Being Alive Newsletter, Being Alive/Los Angeles - July 1993
Jennifer Jensen, RD
Since "normal" bodies store several years' worth of vitamin B12, and persons newly-diagnosed HIV+ often turn up low in B12 (even for "normal"), then it may be that somehow, in HIV/AIDS, vitamin B12 is used at a much higher rate, or turnover. Couple this with about a dozen purely scientific reasons why the HIV-infected GI tract doesn't function normally enough to digest and absorb vitamin B12, and you have every reason to assume a deficiency, even if it doesn't show up on a lab report.

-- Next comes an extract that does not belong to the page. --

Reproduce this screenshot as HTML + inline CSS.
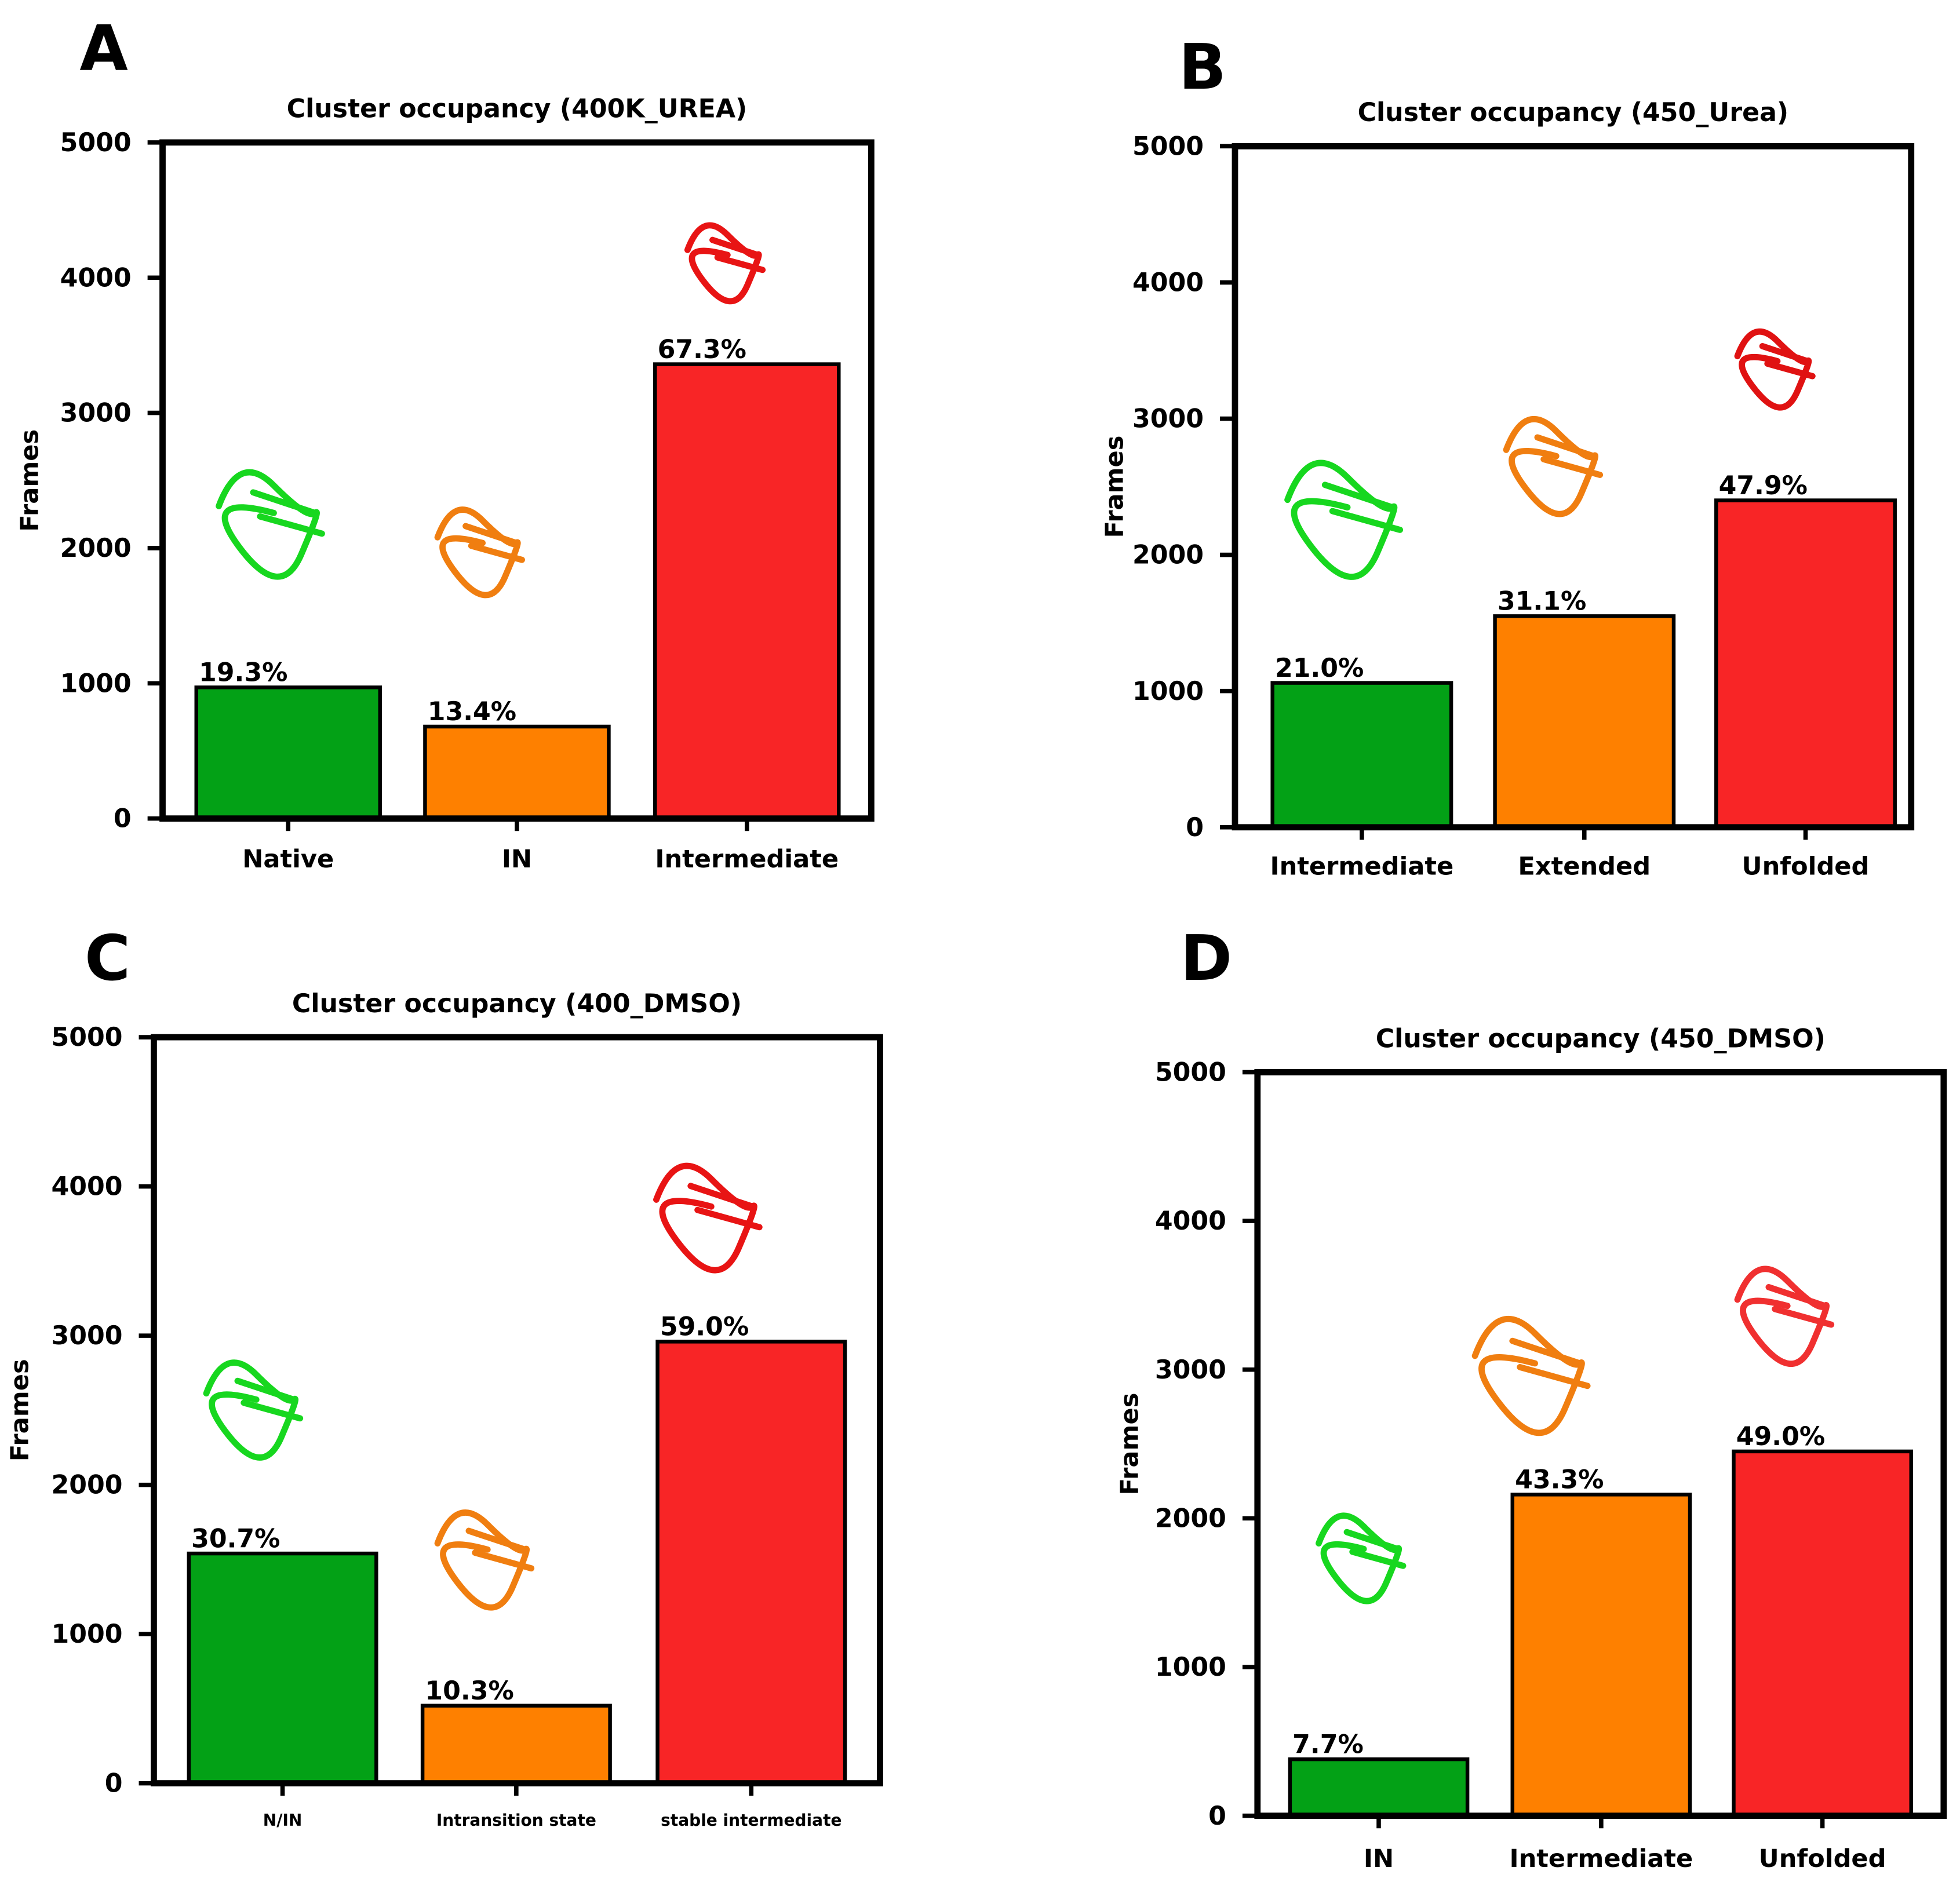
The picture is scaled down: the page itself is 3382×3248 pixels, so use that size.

Add now, a few soothing facts: vitamin B12, in excess, hasn't been shown to be toxic, B12 plays a major role in nerve function (think neuropathy), and the vitamin, in fact, has a hand in an amazing array of our bodies' chemical reactions occurring all the time. Because vitamin B12 is so hard to process in HIV/AIDS, and the HIV gut has lost (or, is certainly prone to losing) the ability to process vitamin B12, we should be routinely supplementing with B12. But that problem of the resistant HIV gut still remains, so it is best given by injection, which bypasses the dysfunctional digestive tract. (For those who hate shots, a sub-lingual B12 dissolves under the tongue is inexpensive, and a fair alternative.)